Start at the line containing "Convert this chart" and stop at the line containing "const ratioInit = 0.44;"; copy those lines exactly, both ends included, and no others.

________________

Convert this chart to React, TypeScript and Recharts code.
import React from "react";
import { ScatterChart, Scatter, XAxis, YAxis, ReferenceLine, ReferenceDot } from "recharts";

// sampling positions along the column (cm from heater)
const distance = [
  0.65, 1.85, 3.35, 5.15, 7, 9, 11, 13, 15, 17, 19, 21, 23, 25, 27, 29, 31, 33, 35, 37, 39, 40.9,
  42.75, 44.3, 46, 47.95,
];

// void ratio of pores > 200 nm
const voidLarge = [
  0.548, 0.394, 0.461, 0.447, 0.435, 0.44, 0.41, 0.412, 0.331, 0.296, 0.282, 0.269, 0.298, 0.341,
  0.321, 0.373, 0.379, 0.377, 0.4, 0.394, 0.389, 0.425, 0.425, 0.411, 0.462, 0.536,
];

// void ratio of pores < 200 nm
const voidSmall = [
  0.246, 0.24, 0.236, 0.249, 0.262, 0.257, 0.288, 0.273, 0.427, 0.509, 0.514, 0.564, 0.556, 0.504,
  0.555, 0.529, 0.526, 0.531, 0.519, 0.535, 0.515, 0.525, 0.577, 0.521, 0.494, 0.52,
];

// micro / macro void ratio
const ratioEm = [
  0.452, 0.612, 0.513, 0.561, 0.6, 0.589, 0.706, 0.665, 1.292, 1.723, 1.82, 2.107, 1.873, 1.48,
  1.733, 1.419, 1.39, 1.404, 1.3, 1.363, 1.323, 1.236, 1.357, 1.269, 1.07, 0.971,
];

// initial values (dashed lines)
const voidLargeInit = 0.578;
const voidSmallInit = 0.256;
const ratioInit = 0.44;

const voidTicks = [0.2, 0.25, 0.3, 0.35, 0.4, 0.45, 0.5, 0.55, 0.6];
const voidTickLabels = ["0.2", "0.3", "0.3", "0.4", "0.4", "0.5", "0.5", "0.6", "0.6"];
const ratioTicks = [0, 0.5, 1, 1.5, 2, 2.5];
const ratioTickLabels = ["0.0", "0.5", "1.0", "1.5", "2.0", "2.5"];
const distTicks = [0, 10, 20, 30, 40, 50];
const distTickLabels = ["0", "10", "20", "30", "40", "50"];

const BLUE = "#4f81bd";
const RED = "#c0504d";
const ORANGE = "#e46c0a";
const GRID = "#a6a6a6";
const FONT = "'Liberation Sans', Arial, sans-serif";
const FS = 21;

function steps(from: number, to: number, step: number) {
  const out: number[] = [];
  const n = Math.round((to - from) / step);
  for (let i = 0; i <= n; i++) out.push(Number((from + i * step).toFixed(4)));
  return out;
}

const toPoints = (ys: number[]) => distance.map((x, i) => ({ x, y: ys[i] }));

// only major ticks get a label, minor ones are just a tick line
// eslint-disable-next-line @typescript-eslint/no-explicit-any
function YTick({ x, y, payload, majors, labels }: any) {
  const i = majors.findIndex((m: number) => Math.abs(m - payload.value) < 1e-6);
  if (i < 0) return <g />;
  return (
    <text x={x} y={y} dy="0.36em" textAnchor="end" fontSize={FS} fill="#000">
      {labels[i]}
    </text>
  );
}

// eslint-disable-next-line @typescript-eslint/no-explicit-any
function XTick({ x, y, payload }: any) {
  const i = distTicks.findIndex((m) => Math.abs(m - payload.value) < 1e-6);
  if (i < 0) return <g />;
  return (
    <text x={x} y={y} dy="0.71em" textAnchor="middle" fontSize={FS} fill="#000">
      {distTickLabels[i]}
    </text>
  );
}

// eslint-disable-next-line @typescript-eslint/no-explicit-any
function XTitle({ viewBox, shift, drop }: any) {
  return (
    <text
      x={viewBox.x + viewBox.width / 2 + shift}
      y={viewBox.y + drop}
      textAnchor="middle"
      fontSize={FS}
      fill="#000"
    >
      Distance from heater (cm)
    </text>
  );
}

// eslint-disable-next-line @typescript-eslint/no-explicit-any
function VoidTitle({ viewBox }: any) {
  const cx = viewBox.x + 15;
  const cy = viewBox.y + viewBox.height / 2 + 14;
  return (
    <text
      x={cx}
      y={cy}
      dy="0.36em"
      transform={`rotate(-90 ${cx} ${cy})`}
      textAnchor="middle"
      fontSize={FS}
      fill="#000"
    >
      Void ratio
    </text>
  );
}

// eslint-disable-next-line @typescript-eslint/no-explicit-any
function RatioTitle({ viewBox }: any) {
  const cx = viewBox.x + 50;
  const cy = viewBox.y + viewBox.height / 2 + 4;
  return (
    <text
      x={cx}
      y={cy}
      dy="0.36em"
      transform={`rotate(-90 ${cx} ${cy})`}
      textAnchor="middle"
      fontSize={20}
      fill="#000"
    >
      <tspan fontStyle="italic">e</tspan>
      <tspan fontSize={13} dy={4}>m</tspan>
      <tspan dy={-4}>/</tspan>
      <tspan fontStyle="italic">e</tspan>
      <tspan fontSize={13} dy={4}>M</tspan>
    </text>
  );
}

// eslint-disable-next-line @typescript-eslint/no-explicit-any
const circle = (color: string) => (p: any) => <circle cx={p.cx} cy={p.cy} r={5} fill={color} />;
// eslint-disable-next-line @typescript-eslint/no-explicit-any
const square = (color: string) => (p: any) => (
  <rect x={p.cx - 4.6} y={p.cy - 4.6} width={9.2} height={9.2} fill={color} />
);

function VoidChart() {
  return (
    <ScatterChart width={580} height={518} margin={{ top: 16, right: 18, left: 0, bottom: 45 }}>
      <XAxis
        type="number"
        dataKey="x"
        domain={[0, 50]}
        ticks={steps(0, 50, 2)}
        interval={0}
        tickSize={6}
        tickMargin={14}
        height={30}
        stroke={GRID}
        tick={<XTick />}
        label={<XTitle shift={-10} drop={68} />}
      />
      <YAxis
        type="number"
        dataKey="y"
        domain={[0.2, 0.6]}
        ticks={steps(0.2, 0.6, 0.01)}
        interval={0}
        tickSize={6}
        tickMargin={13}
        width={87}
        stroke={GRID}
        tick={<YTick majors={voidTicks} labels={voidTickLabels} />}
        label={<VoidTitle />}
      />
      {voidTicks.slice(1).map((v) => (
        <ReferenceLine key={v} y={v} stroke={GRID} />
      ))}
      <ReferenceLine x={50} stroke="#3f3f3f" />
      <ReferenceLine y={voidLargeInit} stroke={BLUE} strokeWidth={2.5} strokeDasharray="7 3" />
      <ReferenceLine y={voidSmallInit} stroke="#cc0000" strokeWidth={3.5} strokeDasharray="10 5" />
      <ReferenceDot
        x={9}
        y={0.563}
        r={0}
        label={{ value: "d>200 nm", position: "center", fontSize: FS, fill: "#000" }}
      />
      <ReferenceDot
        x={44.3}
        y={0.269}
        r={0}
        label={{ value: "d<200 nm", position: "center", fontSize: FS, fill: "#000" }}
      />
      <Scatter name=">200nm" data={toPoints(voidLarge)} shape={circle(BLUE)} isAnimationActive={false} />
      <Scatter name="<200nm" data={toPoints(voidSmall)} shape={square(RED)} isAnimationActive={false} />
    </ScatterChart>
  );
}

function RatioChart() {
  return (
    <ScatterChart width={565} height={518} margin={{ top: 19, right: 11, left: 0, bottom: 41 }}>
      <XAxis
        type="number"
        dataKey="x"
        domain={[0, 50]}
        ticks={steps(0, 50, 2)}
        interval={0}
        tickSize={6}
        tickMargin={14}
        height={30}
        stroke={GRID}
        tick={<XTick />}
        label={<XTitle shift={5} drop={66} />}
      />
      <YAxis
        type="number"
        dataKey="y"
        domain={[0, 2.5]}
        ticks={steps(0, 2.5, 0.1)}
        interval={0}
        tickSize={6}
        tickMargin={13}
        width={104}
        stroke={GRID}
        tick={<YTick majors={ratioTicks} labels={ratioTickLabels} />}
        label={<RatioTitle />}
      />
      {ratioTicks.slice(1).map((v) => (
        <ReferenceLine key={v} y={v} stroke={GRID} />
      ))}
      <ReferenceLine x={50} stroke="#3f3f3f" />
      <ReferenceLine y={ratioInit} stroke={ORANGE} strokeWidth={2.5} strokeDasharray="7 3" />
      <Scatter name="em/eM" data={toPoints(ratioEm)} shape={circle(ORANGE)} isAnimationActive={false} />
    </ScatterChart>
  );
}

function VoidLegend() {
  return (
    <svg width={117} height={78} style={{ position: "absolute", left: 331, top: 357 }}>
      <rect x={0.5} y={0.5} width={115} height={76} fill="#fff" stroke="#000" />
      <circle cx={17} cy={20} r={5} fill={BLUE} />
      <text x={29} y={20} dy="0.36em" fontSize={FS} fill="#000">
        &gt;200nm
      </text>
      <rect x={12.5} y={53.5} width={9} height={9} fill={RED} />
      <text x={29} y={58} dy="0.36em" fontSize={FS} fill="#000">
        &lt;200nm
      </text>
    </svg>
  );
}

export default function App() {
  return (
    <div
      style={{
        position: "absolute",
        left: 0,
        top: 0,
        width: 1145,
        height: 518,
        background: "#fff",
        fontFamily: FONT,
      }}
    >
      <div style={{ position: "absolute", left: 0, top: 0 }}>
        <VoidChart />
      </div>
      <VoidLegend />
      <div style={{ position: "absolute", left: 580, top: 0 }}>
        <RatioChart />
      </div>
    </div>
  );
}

________________

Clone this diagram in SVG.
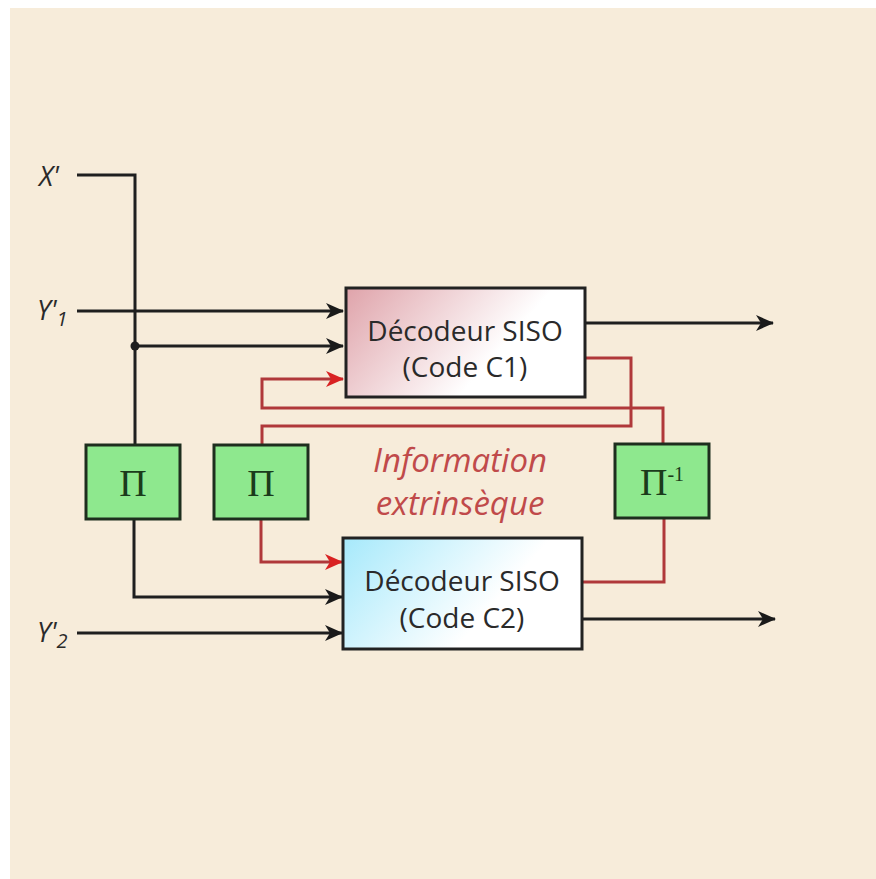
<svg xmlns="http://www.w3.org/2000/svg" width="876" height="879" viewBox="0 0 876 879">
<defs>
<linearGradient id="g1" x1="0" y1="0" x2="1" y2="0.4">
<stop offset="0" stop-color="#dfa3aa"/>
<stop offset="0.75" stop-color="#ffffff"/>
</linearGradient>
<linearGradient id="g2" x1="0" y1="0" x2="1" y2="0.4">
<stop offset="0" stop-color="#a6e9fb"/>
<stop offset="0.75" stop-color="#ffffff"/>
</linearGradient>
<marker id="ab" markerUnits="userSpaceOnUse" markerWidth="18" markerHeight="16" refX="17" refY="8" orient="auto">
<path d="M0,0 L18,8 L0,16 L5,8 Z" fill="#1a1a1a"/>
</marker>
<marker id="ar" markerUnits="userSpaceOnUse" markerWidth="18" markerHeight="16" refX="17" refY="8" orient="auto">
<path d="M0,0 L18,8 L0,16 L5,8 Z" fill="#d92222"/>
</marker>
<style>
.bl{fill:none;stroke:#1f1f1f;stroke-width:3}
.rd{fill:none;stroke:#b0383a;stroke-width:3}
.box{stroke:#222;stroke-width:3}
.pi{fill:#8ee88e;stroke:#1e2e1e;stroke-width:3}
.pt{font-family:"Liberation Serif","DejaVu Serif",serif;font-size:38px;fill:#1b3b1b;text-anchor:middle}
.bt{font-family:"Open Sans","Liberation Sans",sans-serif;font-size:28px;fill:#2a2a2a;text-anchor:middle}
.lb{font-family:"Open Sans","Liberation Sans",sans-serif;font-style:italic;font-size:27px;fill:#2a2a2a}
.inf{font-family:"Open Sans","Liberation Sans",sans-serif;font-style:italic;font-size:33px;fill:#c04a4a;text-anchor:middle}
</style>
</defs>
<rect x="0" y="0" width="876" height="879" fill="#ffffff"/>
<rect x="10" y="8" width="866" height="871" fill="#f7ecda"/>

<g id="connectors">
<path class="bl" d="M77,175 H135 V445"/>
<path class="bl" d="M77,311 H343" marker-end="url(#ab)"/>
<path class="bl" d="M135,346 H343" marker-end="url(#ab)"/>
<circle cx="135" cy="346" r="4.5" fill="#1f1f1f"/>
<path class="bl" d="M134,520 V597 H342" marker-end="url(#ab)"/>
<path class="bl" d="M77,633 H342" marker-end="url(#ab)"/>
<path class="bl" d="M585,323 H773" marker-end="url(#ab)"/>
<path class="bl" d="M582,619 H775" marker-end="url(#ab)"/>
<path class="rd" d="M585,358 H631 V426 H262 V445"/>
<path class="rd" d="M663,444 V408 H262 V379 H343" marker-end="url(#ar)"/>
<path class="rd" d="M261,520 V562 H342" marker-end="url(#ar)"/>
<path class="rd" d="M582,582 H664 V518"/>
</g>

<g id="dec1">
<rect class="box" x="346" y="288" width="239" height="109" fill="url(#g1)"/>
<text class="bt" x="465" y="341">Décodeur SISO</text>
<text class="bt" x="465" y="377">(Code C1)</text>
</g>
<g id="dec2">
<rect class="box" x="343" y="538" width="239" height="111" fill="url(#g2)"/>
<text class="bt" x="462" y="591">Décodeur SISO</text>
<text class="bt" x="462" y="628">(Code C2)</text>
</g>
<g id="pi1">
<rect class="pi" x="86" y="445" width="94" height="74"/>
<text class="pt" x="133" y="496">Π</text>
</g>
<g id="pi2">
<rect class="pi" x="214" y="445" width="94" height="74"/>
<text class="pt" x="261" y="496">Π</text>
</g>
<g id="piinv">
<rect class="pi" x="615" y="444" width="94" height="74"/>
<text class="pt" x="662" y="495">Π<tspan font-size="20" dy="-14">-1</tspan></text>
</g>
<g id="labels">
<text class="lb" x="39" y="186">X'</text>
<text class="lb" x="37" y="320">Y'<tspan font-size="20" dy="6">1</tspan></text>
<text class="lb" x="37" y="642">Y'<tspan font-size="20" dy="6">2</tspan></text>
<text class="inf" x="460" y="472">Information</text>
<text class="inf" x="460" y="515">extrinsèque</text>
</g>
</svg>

________________

:: THE COMPLETED TASK ::
Convert this chart to React, TypeScript and Recharts code.
import React from "react";
import { ScatterChart, Scatter, XAxis, YAxis, ReferenceLine, ReferenceDot } from "recharts";

// sampling positions along the column (cm from heater)
const distance = [
  0.65, 1.85, 3.35, 5.15, 7, 9, 11, 13, 15, 17, 19, 21, 23, 25, 27, 29, 31, 33, 35, 37, 39, 40.9,
  42.75, 44.3, 46, 47.95,
];

// void ratio of pores > 200 nm
const voidLarge = [
  0.548, 0.394, 0.461, 0.447, 0.435, 0.44, 0.41, 0.412, 0.331, 0.296, 0.282, 0.269, 0.298, 0.341,
  0.321, 0.373, 0.379, 0.377, 0.4, 0.394, 0.389, 0.425, 0.425, 0.411, 0.462, 0.536,
];

// void ratio of pores < 200 nm
const voidSmall = [
  0.246, 0.24, 0.236, 0.249, 0.262, 0.257, 0.288, 0.273, 0.427, 0.509, 0.514, 0.564, 0.556, 0.504,
  0.555, 0.529, 0.526, 0.531, 0.519, 0.535, 0.515, 0.525, 0.577, 0.521, 0.494, 0.52,
];

// micro / macro void ratio
const ratioEm = [
  0.452, 0.612, 0.513, 0.561, 0.6, 0.589, 0.706, 0.665, 1.292, 1.723, 1.82, 2.107, 1.873, 1.48,
  1.733, 1.419, 1.39, 1.404, 1.3, 1.363, 1.323, 1.236, 1.357, 1.269, 1.07, 0.971,
];

// initial values (dashed lines)
const voidLargeInit = 0.578;
const voidSmallInit = 0.256;
const ratioInit = 0.44;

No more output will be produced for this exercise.